Mudando de local 2 a 4 vezes por ano, as famílias não fazem construções definitivas. Abrigam-se em tendas redondas com uma estrutura de madeira e um bom isolamento. Um forno interior alimentado pelas fezes secas dos animais encarrega-se de proteger as famílias de temperaturas que por vezes chegam a ser tão baixas como 50 graus negativos. Um inverno longo e rigoroso significa normalmente grandes perdas para as famílias. Uma primavera prematura com bastante chuva, significa pastos mais ricos para os animais e um ano de fartura.


Nesta altura do ano, tinha algum receio de já não encontrar uma família que nos desse abrigo. Além de não me apetecer dormir numa simples tenda de campismo com temperaturas negativas, era também a primeira oportunidade de conviver de perto com os nómadas. Felizmente assim aconteceu e não será a única vez. À chegada foi-me oferecido o lugar de honra e comida, vários tipos de queijo, manteiga e iogurte. Ao jantar, cabrito cozido e a cabeça do animal pendurada num canto da tenda. Não falando a mesma língua, limitei-me a observar muito calmamente os simples rituais da família que me acolheu.



No segundo dia estacionamos a carrinha ao lado das tendas mais próximas do glaciar da montanha Tavban Bogd, a mais alta da Mongólia que atinge 4374 metros de altitude. Os últimos 17km até o acampamento base do glaciar, tive que os fazer a pé mas valeu a pena. De regresso já de noite, mais um jantar no lugar de honra. Desta vez, um serão mais animado com a presença dos vizinhos e umas aulas de Mongol para o forasteiro. De manhã, aproveitando a boleia da carrinha, transportamos os pertenceres da família alguns quilómetros mais abaixo no sopé da montanha. Foi a última noite deste ano que passaram naquele local.

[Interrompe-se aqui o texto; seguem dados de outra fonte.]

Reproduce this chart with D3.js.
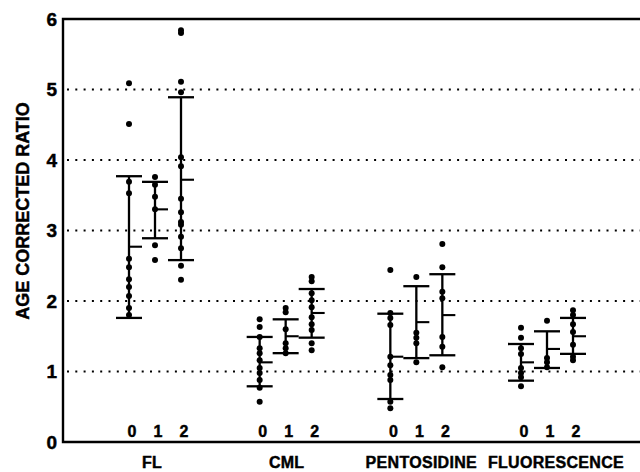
<!DOCTYPE html>
<html><head><meta charset="utf-8">
<script src="https://cdn.jsdelivr.net/npm/d3@7/dist/d3.min.js"></script>
<style>
html,body{margin:0;padding:0;background:#fff;}
text{font-family:"Liberation Sans",Arial,Helvetica,sans-serif;font-weight:bold;fill:#000;stroke:#000;stroke-width:0.45px;}
</style></head>
<body><svg id="c" width="640" height="472"></svg>
<script>
const groups = ["FL", "CML", "PENTOSIDINE", "FLUORESCENCE"];
const doses = ["0", "1", "2"];
const yTicks = [0, 1, 2, 3, 4, 5, 6];
const gridValues = [1, 2, 3, 4, 5];

// upper / lower bar ends and mean per group, per dose
const highs = [[3.77, 3.69, 4.89], [1.49, 1.74, 2.17], [1.82, 2.21, 2.38], [1.39, 1.57, 1.76]];
const lows  = [[1.76, 2.89, 2.58], [0.79, 1.26, 1.48], [0.61, 1.19, 1.23], [0.87, 1.05, 1.25]];
const means = [[2.77, 3.30, 3.72], [1.13, 1.50, 1.83], [1.21, 1.70, 1.80], [1.13, 1.32, 1.50]];

// individual points
const flPoints = [
  [5.09, 4.51, 3.69, 3.53, 2.60, 2.48, 2.31, 2.20, 2.07, 1.90, 1.80],
  [3.76, 3.65, 3.48, 3.30, 2.79, 2.58],
  [5.84, 5.80, 5.11, 4.96, 4.04, 3.91, 3.45, 3.26, 3.12, 3.08, 2.91, 2.75, 2.50, 2.30]
];
const cmlPoints = [
  [1.74, 1.63, 1.49, 1.33, 1.26, 1.16, 1.05, 0.98, 0.88, 0.77, 0.57],
  [1.90, 1.84, 1.60, 1.40, 1.33, 1.26],
  [2.34, 2.28, 2.11, 2.01, 1.91, 1.77, 1.67, 1.59, 1.40, 1.30]
];
const pentosidinePoints = [
  [2.44, 1.83, 1.76, 1.66, 1.21, 1.09, 0.95, 0.88, 0.57, 0.48],
  [2.34, 1.55, 1.48, 1.40, 1.13],
  [2.81, 2.48, 2.13, 2.04, 1.49, 1.35, 1.06]
];
const fluorescencePoints = [
  [1.62, 1.48, 1.33, 1.25, 1.05, 0.98, 0.92, 0.79],
  [1.72, 1.19, 1.13, 1.06],
  [1.87, 1.80, 1.67, 1.56, 1.38, 1.21, 1.16]
];
const allPoints = [flPoints, cmlPoints, pentosidinePoints, fluorescencePoints];

(function () {
const svg = d3.select("#c");
const mLeft = 63, mRight = 640, mTop = 19, mBottom = 442;
const y = d3.scaleLinear().domain([0, 6]).range([mBottom, mTop]);
const gx = d3.scalePoint().domain(groups).range([155, 547]);
const labelX = d3.scalePoint().domain(groups).range([152, 556]);
const dx = d3.scalePoint().domain(doses).range([-26, 26]);
const capHalf = 13, meanLen = 13;

// gridlines
svg.append("g").selectAll("line").data(gridValues).join("line")
  .attr("x1", mLeft + 4).attr("x2", mRight)
  .attr("y1", d => y(d)).attr("y2", d => y(d))
  .attr("stroke", "#000").attr("stroke-width", 1.9)
  .attr("stroke-dasharray", "2,6.3");

// frame: left axis, top line, bottom axis
svg.append("path")
  .attr("d", `M${mRight},${y(6)}H${mLeft}V${y(0)}H${mRight}`)
  .attr("fill", "none").attr("stroke", "#000").attr("stroke-width", 2.4);

// y tick labels
const yAxis = d3.axisLeft(y).tickValues(yTicks).tickSize(0).tickPadding(6).tickFormat(d3.format("d"));
const ya = svg.append("g").attr("transform", `translate(${mLeft},0)`).call(yAxis);
ya.select(".domain").remove();
ya.selectAll("text").style("font-size", "19px").style("font-family", "'Liberation Sans',Arial,sans-serif")
  .style("font-weight", "bold").attr("fill", "#000").attr("stroke", "#000").attr("stroke-width", 0.6);

// y title
svg.append("text").attr("transform", "translate(29,211) rotate(-90)")
  .attr("text-anchor", "middle").style("font-size", "18px").text("AGE CORRECTED RATIO");

// columns
groups.forEach((g, gi) => {
  doses.forEach((d, di) => {
    const cx = gx(g) + dx(d);
    const G = svg.append("g");
    G.append("line").attr("x1", cx).attr("x2", cx)
      .attr("y1", y(highs[gi][di])).attr("y2", y(lows[gi][di]))
      .attr("stroke", "#000").attr("stroke-width", 2.3);
    [highs[gi][di], lows[gi][di]].forEach(v => {
      G.append("line").attr("x1", cx - capHalf).attr("x2", cx + capHalf)
        .attr("y1", y(v)).attr("y2", y(v)).attr("stroke", "#000").attr("stroke-width", 2.3);
    });
    G.append("line").attr("x1", cx).attr("x2", cx + meanLen)
      .attr("y1", y(means[gi][di])).attr("y2", y(means[gi][di]))
      .attr("stroke", "#000").attr("stroke-width", 2.1);
    G.selectAll("circle").data(allPoints[gi][di]).join("circle")
      .attr("cx", cx).attr("cy", v => y(v)).attr("r", 3).attr("fill", "#000");
    svg.append("text").attr("x", cx + 3).attr("y", 437).attr("text-anchor", "middle")
      .style("font-size", "16px").text(d);
  });
  svg.append("text").attr("x", labelX(g)).attr("y", 468).attr("text-anchor", "middle")
    .style("font-size", "16px").style("letter-spacing", "0.3px").text(g);
});
})();
</script></body></html>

Não só à noite mas também durante todo o percurso, fui encontrando muitas outras tendas e nómadas a orientar e proteger os seus animais. Todos andam de cavalo e alguns carregam armas. Existem muitos lobos e raposas que atacam os animais. No último dia já de regresso, avistamos um lobo a comer um cordeiro. O meu guia desvia-se do caminho e persegue o lobo. Eu tento tirar uma boa foto, enquanto que ele tenta atropela-lo. Quando desistimos voltamos para trás onde o dono do cordeiro já lamentava a má sorte. Um pouco por todo o lado se encontram carcaças de animais.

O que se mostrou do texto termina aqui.